— Set problem —
Copy the material below verbatim from the line with "Generate a component" to the line with "0.445, 0.4475, 0.45];", both lines included, omitting pictures and every line outside that range.
begin Data for the task
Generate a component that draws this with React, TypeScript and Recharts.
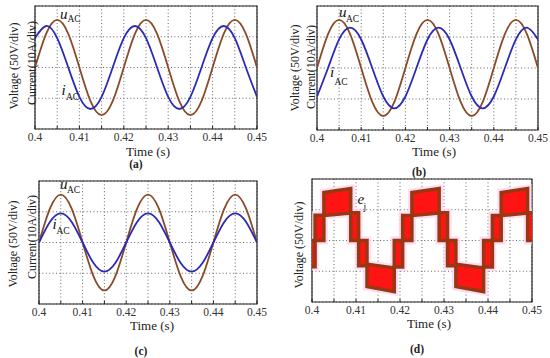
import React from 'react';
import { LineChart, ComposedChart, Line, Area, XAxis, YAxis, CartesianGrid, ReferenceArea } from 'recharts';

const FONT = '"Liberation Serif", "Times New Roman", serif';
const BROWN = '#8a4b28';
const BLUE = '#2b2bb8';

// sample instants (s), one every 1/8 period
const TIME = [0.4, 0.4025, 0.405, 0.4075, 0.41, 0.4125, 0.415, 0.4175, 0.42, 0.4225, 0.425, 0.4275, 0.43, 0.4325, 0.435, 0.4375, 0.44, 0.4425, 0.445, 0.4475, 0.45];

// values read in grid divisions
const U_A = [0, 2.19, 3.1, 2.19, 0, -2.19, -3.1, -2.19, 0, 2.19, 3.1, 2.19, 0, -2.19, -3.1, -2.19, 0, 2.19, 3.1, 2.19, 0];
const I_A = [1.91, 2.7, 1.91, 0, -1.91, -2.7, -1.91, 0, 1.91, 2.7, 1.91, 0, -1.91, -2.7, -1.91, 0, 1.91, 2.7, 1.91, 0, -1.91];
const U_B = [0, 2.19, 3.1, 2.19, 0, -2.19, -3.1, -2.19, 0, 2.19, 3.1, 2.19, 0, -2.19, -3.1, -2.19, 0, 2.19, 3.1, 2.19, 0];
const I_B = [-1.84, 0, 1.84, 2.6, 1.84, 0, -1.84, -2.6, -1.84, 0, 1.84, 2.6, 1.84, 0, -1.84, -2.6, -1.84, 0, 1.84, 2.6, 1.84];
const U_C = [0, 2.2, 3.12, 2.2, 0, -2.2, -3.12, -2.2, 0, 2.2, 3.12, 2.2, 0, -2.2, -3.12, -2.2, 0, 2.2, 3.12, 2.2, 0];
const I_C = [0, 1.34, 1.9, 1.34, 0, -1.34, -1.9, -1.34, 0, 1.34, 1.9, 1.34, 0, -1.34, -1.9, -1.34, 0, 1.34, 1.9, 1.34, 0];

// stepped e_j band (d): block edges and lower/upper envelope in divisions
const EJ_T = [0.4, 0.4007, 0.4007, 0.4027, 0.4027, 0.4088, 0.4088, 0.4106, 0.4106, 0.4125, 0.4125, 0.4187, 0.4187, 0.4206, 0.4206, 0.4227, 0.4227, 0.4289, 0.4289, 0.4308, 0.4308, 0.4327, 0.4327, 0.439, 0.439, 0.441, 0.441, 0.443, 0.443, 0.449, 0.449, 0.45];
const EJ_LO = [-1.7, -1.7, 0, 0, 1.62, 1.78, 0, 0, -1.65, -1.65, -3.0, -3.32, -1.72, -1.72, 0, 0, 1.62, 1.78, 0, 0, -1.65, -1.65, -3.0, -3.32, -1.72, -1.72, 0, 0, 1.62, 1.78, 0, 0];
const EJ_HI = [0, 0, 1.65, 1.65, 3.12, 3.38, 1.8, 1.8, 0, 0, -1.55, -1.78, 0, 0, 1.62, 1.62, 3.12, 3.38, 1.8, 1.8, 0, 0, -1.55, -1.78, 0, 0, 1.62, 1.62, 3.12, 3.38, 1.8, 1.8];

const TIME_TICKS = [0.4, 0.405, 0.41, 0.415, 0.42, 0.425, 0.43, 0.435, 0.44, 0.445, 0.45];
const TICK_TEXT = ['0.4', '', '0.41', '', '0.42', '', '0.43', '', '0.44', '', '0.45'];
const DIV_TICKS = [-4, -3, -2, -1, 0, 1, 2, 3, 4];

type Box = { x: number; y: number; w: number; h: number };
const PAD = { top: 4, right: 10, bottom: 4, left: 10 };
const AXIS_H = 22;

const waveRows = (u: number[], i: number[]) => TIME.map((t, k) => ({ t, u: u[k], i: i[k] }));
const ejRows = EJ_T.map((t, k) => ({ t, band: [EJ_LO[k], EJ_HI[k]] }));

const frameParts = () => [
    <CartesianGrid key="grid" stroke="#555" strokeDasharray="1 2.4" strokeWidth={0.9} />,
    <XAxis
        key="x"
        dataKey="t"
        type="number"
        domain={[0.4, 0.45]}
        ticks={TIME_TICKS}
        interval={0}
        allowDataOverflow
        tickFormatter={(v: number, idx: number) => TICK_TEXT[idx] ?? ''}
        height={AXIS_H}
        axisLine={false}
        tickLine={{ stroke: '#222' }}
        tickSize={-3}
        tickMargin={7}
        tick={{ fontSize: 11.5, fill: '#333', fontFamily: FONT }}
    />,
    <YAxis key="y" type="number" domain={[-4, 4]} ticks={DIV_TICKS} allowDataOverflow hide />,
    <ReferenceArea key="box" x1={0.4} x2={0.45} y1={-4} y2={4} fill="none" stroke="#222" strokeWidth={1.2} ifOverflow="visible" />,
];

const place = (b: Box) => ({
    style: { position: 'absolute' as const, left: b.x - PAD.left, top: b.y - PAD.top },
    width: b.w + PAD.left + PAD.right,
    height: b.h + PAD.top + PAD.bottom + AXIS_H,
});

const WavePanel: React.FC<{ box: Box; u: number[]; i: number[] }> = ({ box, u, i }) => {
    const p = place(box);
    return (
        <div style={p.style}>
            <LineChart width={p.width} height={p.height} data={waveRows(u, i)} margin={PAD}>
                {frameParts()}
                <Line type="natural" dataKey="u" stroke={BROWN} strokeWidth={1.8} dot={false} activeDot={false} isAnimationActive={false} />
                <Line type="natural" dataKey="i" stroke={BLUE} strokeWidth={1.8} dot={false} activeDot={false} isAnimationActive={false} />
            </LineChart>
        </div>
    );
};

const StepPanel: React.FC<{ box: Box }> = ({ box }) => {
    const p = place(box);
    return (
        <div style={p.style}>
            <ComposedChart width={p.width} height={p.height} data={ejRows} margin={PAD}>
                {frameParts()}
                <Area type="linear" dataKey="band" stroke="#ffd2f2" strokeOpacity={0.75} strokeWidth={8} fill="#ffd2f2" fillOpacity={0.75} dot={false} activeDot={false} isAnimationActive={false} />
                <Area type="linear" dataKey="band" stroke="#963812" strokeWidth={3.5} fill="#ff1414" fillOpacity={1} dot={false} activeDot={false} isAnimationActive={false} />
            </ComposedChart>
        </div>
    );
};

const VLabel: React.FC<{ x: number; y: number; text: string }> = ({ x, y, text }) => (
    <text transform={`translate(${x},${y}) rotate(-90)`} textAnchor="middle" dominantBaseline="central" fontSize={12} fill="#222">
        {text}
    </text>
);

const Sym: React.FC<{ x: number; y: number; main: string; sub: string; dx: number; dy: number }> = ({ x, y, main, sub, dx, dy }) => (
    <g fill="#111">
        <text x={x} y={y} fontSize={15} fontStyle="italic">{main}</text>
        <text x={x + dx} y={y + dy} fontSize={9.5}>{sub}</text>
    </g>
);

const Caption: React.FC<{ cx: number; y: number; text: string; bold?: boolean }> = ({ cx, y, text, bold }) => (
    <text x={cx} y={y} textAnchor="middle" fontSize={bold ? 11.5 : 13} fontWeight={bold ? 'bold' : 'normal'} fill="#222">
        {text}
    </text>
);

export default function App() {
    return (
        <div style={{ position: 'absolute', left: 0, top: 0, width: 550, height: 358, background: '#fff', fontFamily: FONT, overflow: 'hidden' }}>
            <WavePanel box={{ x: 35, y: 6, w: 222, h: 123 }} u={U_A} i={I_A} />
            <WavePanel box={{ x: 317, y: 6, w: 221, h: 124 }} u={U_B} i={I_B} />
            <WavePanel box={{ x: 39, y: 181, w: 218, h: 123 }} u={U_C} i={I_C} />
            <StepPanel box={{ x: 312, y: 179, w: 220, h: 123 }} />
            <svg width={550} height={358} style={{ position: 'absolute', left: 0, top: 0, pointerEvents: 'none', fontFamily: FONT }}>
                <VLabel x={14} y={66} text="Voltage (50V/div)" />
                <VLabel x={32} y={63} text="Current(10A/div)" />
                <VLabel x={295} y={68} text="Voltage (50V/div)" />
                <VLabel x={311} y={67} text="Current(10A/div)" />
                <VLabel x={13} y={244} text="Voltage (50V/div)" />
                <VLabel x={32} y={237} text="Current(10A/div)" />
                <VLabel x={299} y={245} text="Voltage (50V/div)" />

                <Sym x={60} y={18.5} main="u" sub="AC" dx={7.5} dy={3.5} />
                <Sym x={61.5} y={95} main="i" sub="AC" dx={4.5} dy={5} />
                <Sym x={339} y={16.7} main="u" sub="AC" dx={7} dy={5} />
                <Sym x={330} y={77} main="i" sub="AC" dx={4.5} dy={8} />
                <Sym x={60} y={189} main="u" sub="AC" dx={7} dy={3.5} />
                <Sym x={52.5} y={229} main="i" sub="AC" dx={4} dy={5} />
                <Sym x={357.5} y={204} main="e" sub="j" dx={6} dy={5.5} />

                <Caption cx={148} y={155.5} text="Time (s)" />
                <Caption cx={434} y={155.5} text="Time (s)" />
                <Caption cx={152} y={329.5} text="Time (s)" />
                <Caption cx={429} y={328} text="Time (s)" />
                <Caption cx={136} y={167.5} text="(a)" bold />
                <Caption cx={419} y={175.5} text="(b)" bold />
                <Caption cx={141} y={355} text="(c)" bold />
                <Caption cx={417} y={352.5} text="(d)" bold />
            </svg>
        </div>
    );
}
end Data for the task
begin Data for the task
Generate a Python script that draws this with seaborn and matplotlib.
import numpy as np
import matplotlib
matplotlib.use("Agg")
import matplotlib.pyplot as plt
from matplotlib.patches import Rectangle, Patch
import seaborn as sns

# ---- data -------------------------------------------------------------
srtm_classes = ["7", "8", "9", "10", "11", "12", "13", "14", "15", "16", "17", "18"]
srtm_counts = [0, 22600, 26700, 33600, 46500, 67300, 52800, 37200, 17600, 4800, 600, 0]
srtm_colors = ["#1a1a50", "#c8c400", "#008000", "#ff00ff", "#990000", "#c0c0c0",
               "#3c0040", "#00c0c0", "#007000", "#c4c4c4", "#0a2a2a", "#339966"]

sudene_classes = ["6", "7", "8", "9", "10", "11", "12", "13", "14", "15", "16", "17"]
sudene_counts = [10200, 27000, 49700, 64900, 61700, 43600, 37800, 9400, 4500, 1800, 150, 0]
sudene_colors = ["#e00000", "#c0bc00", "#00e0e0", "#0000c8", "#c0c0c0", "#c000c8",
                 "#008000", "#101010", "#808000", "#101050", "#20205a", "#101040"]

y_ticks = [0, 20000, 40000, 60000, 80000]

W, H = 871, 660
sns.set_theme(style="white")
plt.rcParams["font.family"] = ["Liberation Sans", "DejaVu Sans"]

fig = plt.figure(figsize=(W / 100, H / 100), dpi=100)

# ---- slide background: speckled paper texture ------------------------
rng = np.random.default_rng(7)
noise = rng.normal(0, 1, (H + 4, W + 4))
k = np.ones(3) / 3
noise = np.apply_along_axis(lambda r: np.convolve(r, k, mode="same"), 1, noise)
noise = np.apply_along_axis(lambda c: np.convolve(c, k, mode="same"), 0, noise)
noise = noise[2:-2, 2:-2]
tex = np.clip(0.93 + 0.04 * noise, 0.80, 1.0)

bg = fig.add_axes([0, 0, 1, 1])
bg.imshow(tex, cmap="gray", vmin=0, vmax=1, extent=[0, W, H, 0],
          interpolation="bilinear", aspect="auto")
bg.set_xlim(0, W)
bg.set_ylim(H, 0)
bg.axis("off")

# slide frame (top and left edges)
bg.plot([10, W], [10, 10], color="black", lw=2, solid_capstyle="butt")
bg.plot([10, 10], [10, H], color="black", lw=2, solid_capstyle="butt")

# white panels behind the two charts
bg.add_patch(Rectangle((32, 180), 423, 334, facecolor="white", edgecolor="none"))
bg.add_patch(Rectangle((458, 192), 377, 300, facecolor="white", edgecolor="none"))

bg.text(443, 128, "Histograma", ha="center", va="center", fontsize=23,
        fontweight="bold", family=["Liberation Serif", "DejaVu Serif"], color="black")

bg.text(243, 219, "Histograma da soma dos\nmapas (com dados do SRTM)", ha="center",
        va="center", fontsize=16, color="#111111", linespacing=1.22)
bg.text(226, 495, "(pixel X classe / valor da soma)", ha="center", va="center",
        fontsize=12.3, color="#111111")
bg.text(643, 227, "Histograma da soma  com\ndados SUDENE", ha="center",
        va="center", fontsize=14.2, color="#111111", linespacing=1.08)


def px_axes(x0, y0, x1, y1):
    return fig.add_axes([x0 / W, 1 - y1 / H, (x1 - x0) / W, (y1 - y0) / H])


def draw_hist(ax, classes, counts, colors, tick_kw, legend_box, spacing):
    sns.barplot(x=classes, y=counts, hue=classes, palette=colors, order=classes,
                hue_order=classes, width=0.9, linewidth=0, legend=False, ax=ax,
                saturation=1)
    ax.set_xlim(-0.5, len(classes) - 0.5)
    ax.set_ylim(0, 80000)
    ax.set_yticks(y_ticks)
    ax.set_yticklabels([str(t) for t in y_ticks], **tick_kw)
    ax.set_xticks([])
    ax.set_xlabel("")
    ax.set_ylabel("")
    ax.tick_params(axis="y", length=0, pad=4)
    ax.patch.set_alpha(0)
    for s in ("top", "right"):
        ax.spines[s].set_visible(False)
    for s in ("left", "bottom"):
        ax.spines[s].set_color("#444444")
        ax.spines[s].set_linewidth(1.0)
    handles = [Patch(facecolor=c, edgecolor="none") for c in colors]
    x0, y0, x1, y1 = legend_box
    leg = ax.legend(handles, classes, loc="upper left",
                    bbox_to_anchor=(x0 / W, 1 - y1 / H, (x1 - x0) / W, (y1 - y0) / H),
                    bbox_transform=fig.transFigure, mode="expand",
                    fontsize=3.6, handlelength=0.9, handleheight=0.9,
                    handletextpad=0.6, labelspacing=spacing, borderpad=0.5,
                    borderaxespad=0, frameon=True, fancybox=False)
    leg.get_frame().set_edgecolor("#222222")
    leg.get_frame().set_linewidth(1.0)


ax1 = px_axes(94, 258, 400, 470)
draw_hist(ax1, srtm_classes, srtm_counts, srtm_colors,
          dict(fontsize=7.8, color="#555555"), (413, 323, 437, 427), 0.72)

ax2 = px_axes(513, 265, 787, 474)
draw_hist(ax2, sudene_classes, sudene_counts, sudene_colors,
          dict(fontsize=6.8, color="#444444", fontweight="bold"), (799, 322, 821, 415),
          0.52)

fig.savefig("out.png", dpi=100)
end Data for the task
begin Data for the task
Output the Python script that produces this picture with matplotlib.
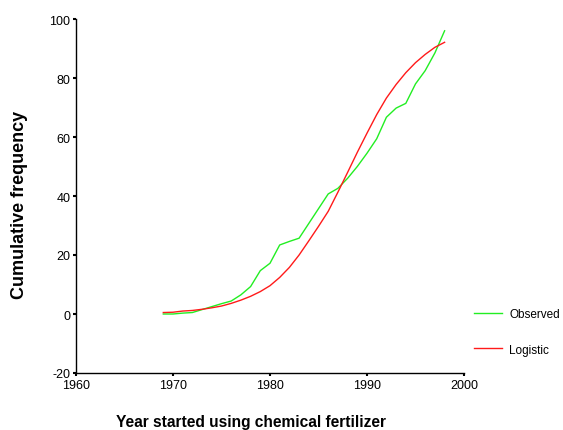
end Data for the task
— Written response —
Generate a component that draws this with React, TypeScript and Recharts.
import React from 'react';
import { LineChart, ComposedChart, Line, Area, XAxis, YAxis, CartesianGrid, ReferenceArea } from 'recharts';

const FONT = '"Liberation Serif", "Times New Roman", serif';
const BROWN = '#8a4b28';
const BLUE = '#2b2bb8';

// sample instants (s), one every 1/8 period
const TIME = [0.4, 0.4025, 0.405, 0.4075, 0.41, 0.4125, 0.415, 0.4175, 0.42, 0.4225, 0.425, 0.4275, 0.43, 0.4325, 0.435, 0.4375, 0.44, 0.4425, 0.445, 0.4475, 0.45];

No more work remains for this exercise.